Raw data:
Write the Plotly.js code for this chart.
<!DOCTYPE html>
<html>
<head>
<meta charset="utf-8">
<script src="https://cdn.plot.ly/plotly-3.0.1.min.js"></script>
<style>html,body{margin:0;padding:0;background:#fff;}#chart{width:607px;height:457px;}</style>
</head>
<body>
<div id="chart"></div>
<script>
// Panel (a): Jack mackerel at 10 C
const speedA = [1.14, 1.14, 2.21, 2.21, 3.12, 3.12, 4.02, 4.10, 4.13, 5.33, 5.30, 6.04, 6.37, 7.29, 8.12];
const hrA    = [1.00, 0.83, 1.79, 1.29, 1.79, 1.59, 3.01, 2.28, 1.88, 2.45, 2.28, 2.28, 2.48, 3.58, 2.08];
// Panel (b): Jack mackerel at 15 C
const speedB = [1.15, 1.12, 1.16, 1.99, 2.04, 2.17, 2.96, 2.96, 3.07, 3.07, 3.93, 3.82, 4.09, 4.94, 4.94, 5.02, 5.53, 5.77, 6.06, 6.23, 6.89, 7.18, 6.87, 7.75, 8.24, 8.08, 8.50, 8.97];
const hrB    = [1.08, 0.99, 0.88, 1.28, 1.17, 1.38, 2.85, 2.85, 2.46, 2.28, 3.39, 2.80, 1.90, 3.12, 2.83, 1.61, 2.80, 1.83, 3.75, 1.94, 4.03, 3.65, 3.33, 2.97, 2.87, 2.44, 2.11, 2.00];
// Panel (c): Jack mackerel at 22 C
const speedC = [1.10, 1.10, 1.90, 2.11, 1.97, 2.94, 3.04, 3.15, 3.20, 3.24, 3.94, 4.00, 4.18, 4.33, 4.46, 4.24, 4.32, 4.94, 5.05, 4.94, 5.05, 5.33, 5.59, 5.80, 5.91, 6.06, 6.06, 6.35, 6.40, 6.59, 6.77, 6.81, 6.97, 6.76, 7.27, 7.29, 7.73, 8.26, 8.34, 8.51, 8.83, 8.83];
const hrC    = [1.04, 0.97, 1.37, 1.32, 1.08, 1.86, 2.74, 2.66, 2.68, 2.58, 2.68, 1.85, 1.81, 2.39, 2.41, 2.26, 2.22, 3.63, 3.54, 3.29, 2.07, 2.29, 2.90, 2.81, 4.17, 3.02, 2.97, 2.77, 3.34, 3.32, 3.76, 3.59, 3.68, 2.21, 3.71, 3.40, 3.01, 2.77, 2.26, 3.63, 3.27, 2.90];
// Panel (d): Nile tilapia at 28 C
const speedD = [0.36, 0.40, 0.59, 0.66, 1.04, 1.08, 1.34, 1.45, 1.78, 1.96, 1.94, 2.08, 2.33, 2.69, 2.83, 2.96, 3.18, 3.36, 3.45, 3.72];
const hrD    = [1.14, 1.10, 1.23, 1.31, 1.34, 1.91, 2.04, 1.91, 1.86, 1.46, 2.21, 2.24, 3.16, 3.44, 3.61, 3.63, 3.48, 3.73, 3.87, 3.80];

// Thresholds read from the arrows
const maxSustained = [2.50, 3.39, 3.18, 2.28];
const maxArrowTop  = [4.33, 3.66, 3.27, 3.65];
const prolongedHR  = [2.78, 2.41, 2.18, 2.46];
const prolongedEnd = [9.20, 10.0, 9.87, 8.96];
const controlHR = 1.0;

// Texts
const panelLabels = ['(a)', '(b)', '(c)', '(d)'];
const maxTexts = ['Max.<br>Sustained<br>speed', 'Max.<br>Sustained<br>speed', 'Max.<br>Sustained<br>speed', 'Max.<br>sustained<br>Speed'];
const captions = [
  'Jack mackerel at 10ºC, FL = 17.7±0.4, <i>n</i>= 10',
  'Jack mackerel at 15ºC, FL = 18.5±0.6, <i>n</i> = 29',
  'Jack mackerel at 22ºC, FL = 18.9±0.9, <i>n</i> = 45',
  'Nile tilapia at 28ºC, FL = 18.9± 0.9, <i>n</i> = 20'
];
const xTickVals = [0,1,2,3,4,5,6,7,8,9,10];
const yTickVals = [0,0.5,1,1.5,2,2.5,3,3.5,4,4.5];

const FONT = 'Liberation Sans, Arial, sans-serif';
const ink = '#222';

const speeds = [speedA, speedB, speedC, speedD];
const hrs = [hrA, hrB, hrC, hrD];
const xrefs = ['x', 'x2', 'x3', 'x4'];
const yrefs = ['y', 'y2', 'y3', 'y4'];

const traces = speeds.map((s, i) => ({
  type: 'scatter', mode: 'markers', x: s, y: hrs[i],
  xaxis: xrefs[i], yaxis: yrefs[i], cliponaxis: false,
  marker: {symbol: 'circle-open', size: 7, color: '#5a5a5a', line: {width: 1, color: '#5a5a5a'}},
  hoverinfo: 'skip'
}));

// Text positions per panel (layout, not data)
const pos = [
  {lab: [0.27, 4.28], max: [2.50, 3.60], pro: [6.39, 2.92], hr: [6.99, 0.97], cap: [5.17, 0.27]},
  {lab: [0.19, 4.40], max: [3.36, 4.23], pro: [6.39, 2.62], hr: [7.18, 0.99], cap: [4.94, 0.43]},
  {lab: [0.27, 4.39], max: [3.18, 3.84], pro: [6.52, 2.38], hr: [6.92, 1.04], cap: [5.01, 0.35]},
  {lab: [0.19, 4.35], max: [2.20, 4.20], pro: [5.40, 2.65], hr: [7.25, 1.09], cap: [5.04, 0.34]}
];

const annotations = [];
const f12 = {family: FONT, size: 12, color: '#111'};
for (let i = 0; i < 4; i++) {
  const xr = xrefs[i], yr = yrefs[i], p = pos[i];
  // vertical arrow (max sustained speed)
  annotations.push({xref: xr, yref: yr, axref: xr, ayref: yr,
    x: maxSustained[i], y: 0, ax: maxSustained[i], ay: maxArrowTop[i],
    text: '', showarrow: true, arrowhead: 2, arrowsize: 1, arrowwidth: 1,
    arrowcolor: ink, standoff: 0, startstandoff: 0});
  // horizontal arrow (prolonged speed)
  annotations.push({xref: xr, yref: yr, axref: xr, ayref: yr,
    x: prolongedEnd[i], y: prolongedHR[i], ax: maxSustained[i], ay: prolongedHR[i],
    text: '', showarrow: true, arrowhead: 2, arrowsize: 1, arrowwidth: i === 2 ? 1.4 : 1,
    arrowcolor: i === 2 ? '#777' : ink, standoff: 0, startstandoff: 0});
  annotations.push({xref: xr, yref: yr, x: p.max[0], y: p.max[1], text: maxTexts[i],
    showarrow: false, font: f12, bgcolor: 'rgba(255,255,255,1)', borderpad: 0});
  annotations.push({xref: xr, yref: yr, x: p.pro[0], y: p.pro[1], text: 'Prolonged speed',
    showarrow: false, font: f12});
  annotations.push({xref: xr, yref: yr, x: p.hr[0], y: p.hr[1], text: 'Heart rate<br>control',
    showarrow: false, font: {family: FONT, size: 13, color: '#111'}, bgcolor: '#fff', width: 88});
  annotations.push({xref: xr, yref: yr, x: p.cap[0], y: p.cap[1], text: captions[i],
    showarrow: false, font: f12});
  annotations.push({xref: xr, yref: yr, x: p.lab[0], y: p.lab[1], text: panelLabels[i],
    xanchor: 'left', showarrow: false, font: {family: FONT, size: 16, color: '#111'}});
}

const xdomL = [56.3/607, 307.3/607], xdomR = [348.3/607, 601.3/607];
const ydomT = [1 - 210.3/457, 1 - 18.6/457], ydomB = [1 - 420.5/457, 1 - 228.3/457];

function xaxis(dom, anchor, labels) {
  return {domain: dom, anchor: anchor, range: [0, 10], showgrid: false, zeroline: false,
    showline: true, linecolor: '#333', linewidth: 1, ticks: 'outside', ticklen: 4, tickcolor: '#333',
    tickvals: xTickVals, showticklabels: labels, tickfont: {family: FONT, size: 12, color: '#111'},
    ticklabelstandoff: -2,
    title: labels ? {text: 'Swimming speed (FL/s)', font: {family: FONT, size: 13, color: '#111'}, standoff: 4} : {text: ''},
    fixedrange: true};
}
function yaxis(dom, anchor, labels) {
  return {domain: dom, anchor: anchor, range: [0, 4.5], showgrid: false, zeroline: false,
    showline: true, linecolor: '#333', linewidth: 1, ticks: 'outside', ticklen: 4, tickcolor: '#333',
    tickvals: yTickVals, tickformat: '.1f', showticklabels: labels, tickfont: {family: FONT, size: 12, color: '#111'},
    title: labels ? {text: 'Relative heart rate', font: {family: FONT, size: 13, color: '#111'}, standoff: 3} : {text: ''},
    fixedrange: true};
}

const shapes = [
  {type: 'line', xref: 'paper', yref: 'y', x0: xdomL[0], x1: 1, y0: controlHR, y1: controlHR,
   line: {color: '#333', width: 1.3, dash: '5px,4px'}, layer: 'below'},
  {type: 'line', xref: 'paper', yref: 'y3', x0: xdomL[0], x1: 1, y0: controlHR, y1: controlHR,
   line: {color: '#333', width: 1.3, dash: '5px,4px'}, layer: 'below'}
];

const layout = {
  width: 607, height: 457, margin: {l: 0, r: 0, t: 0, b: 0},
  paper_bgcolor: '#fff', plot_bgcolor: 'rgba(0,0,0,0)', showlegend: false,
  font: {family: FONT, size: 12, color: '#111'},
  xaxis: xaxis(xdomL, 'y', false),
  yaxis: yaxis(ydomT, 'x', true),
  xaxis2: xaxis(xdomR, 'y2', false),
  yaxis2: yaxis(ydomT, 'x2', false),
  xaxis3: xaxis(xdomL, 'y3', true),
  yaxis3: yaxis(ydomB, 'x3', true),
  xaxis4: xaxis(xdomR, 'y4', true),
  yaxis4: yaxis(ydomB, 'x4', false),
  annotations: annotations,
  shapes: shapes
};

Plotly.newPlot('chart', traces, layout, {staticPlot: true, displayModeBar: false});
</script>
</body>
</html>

Instruction:
Look for "chart" and pull out every line that has it.

Solution to this problem:
Write the Plotly.js code for this chart.
<style>html,body{margin:0;padding:0;background:#fff;}#chart{width:607px;height:457px;}</style>
<div id="chart"></div>
Plotly.newPlot('chart', traces, layout, {staticPlot: true, displayModeBar: false});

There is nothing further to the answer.